• [WHAT IS REQUIRED] Can all of these lines be returned exactly?

________________

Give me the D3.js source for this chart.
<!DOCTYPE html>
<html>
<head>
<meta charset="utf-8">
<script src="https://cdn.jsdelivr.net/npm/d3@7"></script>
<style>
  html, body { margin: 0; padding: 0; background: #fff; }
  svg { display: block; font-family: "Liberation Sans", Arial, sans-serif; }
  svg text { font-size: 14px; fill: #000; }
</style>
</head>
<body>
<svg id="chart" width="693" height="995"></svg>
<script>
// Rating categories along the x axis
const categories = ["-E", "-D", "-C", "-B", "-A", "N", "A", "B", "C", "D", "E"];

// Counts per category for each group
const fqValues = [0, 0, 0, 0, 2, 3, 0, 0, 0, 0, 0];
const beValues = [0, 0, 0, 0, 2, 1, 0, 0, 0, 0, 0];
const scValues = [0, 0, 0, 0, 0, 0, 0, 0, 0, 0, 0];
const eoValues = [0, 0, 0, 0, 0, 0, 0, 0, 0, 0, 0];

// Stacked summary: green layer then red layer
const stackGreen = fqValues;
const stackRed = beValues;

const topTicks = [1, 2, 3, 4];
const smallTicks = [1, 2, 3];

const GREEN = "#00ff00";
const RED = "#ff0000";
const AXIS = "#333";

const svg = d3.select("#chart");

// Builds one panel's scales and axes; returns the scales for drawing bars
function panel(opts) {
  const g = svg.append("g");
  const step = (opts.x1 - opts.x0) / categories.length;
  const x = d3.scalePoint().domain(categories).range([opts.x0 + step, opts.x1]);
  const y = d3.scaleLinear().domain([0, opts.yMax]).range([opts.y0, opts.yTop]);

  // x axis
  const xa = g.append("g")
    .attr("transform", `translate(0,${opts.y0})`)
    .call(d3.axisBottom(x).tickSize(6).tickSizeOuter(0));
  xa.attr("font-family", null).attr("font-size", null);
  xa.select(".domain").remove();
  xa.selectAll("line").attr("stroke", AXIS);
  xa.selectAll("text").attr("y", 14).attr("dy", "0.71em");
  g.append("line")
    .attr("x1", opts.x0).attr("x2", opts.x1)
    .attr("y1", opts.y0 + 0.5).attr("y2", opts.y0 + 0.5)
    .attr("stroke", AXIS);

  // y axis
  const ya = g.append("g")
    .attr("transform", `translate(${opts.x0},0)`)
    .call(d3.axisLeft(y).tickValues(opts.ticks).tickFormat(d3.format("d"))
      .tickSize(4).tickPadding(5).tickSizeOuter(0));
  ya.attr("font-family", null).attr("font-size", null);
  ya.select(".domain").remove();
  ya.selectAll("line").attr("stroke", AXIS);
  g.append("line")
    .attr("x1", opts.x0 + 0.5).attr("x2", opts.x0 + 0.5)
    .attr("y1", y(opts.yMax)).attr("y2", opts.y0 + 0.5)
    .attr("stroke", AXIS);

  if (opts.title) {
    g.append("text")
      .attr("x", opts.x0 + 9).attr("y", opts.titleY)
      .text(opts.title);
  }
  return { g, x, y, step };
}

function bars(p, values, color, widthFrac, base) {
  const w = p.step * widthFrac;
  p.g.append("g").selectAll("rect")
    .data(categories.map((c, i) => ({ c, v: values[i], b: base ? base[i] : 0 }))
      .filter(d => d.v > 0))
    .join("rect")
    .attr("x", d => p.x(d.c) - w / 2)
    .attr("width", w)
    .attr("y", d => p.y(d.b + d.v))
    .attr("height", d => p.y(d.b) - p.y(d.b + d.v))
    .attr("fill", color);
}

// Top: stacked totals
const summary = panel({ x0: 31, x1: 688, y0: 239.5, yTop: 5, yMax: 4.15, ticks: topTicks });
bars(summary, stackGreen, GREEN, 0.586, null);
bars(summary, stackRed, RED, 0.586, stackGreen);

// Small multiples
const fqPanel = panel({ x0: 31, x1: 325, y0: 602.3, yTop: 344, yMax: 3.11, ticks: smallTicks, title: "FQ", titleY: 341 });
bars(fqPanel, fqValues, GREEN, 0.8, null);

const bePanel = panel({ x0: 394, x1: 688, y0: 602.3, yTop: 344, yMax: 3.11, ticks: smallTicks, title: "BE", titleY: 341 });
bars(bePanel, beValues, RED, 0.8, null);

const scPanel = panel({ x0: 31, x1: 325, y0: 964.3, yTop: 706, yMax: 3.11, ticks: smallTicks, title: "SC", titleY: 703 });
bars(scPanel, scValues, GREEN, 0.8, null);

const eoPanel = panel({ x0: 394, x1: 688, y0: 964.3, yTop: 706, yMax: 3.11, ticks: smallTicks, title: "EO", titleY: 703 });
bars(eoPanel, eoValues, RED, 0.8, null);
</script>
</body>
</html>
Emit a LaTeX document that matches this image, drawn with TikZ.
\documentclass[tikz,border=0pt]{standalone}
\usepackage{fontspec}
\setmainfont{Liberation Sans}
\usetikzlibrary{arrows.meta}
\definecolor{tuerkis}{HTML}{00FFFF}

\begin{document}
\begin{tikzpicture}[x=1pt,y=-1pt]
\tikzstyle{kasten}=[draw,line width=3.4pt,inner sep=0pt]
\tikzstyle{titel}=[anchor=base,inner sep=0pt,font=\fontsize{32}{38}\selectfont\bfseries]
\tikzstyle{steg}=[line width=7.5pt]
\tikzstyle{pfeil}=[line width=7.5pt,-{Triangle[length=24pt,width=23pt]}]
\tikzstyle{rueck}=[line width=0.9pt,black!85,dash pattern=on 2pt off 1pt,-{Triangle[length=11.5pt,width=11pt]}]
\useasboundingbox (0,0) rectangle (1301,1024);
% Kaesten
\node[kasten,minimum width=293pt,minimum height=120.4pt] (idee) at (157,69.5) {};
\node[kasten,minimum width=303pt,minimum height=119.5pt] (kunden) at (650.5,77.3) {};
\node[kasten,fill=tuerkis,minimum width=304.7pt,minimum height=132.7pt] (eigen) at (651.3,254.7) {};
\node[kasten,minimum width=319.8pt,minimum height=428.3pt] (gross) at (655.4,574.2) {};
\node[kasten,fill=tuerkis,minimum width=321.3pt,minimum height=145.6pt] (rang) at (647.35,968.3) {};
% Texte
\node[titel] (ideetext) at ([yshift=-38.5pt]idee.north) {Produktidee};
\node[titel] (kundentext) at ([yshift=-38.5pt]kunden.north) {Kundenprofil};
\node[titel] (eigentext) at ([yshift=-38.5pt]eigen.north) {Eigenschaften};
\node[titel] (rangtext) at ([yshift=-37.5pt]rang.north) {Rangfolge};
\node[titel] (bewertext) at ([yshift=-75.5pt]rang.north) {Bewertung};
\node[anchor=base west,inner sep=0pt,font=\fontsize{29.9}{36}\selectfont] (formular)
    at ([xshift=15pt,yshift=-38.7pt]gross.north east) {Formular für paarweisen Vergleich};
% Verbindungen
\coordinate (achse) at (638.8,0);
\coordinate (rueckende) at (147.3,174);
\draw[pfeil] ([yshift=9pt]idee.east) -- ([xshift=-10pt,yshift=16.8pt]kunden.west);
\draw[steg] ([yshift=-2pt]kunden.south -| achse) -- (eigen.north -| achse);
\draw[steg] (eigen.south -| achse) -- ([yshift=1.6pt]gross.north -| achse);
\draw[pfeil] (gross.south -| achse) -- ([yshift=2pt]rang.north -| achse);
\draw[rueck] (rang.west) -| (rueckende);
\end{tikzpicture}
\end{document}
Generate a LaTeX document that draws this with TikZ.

________________

• [OUTPUT]
Give me the D3.js source for this chart.
<!DOCTYPE html>
<html>
<head>
<meta charset="utf-8">
<script src="https://cdn.jsdelivr.net/npm/d3@7"></script>
<style>
  html, body { margin: 0; padding: 0; background: #fff; }
  svg { display: block; font-family: "Liberation Sans", Arial, sans-serif; }
  svg text { font-size: 14px; fill: #000; }
</style>
</head>
<body>
<svg id="chart" width="693" height="995"></svg>
<script>
// Rating categories along the x axis
const categories = ["-E", "-D", "-C", "-B", "-A", "N", "A", "B", "C", "D", "E"];

// Counts per category for each group
const fqValues = [0, 0, 0, 0, 2, 3, 0, 0, 0, 0, 0];
const beValues = [0, 0, 0, 0, 2, 1, 0, 0, 0, 0, 0];
const scValues = [0, 0, 0, 0, 0, 0, 0, 0, 0, 0, 0];
const eoValues = [0, 0, 0, 0, 0, 0, 0, 0, 0, 0, 0];

// Stacked summary: green layer then red layer
const stackGreen = fqValues;
const stackRed = beValues;

const topTicks = [1, 2, 3, 4];
const smallTicks = [1, 2, 3];

const GREEN = "#00ff00";
const RED = "#ff0000";
const AXIS = "#333";

const svg = d3.select("#chart");

// Builds one panel's scales and axes; returns the scales for drawing bars
function panel(opts) {
  const g = svg.append("g");
  const step = (opts.x1 - opts.x0) / categories.length;
  const x = d3.scalePoint().domain(categories).range([opts.x0 + step, opts.x1]);
  const y = d3.scaleLinear().domain([0, opts.yMax]).range([opts.y0, opts.yTop]);

  // x axis
  const xa = g.append("g")
    .attr("transform", `translate(0,${opts.y0})`)
    .call(d3.axisBottom(x).tickSize(6).tickSizeOuter(0));
  xa.attr("font-family", null).attr("font-size", null);
  xa.select(".domain").remove();
  xa.selectAll("line").attr("stroke", AXIS);
  xa.selectAll("text").attr("y", 14).attr("dy", "0.71em");
  g.append("line")
    .attr("x1", opts.x0).attr("x2", opts.x1)
    .attr("y1", opts.y0 + 0.5).attr("y2", opts.y0 + 0.5)
    .attr("stroke", AXIS);

  // y axis
  const ya = g.append("g")
    .attr("transform", `translate(${opts.x0},0)`)
    .call(d3.axisLeft(y).tickValues(opts.ticks).tickFormat(d3.format("d"))
      .tickSize(4).tickPadding(5).tickSizeOuter(0));
  ya.attr("font-family", null).attr("font-size", null);
  ya.select(".domain").remove();
  ya.selectAll("line").attr("stroke", AXIS);
  g.append("line")
    .attr("x1", opts.x0 + 0.5).attr("x2", opts.x0 + 0.5)
    .attr("y1", y(opts.yMax)).attr("y2", opts.y0 + 0.5)
    .attr("stroke", AXIS);

  if (opts.title) {
    g.append("text")
      .attr("x", opts.x0 + 9).attr("y", opts.titleY)
      .text(opts.title);
  }
  return { g, x, y, step };
}

function bars(p, values, color, widthFrac, base) {
  const w = p.step * widthFrac;
  p.g.append("g").selectAll("rect")
    .data(categories.map((c, i) => ({ c, v: values[i], b: base ? base[i] : 0 }))
      .filter(d => d.v > 0))
    .join("rect")
    .attr("x", d => p.x(d.c) - w / 2)
    .attr("width", w)
    .attr("y", d => p.y(d.b + d.v))
    .attr("height", d => p.y(d.b) - p.y(d.b + d.v))
    .attr("fill", color);
}

// Top: stacked totals
const summary = panel({ x0: 31, x1: 688, y0: 239.5, yTop: 5, yMax: 4.15, ticks: topTicks });
bars(summary, stackGreen, GREEN, 0.586, null);
bars(summary, stackRed, RED, 0.586, stackGreen);

// Small multiples
const fqPanel = panel({ x0: 31, x1: 325, y0: 602.3, yTop: 344, yMax: 3.11, ticks: smallTicks, title: "FQ", titleY: 341 });
bars(fqPanel, fqValues, GREEN, 0.8, null);

const bePanel = panel({ x0: 394, x1: 688, y0: 602.3, yTop: 344, yMax: 3.11, ticks: smallTicks, title: "BE", titleY: 341 });
bars(bePanel, beValues, RED, 0.8, null);

const scPanel = panel({ x0: 31, x1: 325, y0: 964.3, yTop: 706, yMax: 3.11, ticks: smallTicks, title: "SC", titleY: 703 });
bars(scPanel, scValues, GREEN, 0.8, null);

const eoPanel = panel({ x0: 394, x1: 688, y0: 964.3, yTop: 706, yMax: 3.11, ticks: smallTicks, title: "EO", titleY: 703 });
bars(eoPanel, eoValues, RED, 0.8, null);
</script>
</body>
</html>
Emit a LaTeX document that matches this image, drawn with TikZ.
\documentclass[tikz,border=0pt]{standalone}
\usepackage{fontspec}
\setmainfont{Liberation Sans}
\usetikzlibrary{arrows.meta}
\definecolor{tuerkis}{HTML}{00FFFF}

\begin{document}
\begin{tikzpicture}[x=1pt,y=-1pt]
\tikzstyle{kasten}=[draw,line width=3.4pt,inner sep=0pt]
\tikzstyle{titel}=[anchor=base,inner sep=0pt,font=\fontsize{32}{38}\selectfont\bfseries]
\tikzstyle{steg}=[line width=7.5pt]
\tikzstyle{pfeil}=[line width=7.5pt,-{Triangle[length=24pt,width=23pt]}]
\tikzstyle{rueck}=[line width=0.9pt,black!85,dash pattern=on 2pt off 1pt,-{Triangle[length=11.5pt,width=11pt]}]
\useasboundingbox (0,0) rectangle (1301,1024);
% Kaesten
\node[kasten,minimum width=293pt,minimum height=120.4pt] (idee) at (157,69.5) {};
\node[kasten,minimum width=303pt,minimum height=119.5pt] (kunden) at (650.5,77.3) {};
\node[kasten,fill=tuerkis,minimum width=304.7pt,minimum height=132.7pt] (eigen) at (651.3,254.7) {};
\node[kasten,minimum width=319.8pt,minimum height=428.3pt] (gross) at (655.4,574.2) {};
\node[kasten,fill=tuerkis,minimum width=321.3pt,minimum height=145.6pt] (rang) at (647.35,968.3) {};
% Texte
\node[titel] (ideetext) at ([yshift=-38.5pt]idee.north) {Produktidee};
\node[titel] (kundentext) at ([yshift=-38.5pt]kunden.north) {Kundenprofil};
\node[titel] (eigentext) at ([yshift=-38.5pt]eigen.north) {Eigenschaften};
\node[titel] (rangtext) at ([yshift=-37.5pt]rang.north) {Rangfolge};
\node[titel] (bewertext) at ([yshift=-75.5pt]rang.north) {Bewertung};
\node[anchor=base west,inner sep=0pt,font=\fontsize{29.9}{36}\selectfont] (formular)
    at ([xshift=15pt,yshift=-38.7pt]gross.north east) {Formular für paarweisen Vergleich};
% Verbindungen
\coordinate (achse) at (638.8,0);
\coordinate (rueckende) at (147.3,174);
\draw[pfeil] ([yshift=9pt]idee.east) -- ([xshift=-10pt,yshift=16.8pt]kunden.west);
\draw[steg] ([yshift=-2pt]kunden.south -| achse) -- (eigen.north -| achse);
\draw[steg] (eigen.south -| achse) -- ([yshift=1.6pt]gross.north -| achse);
\draw[pfeil] (gross.south -| achse) -- ([yshift=2pt]rang.north -| achse);
\draw[rueck] (rang.west) -| (rueckende);
\end{tikzpicture}
\end{document}
Generate a LaTeX document that draws this with TikZ.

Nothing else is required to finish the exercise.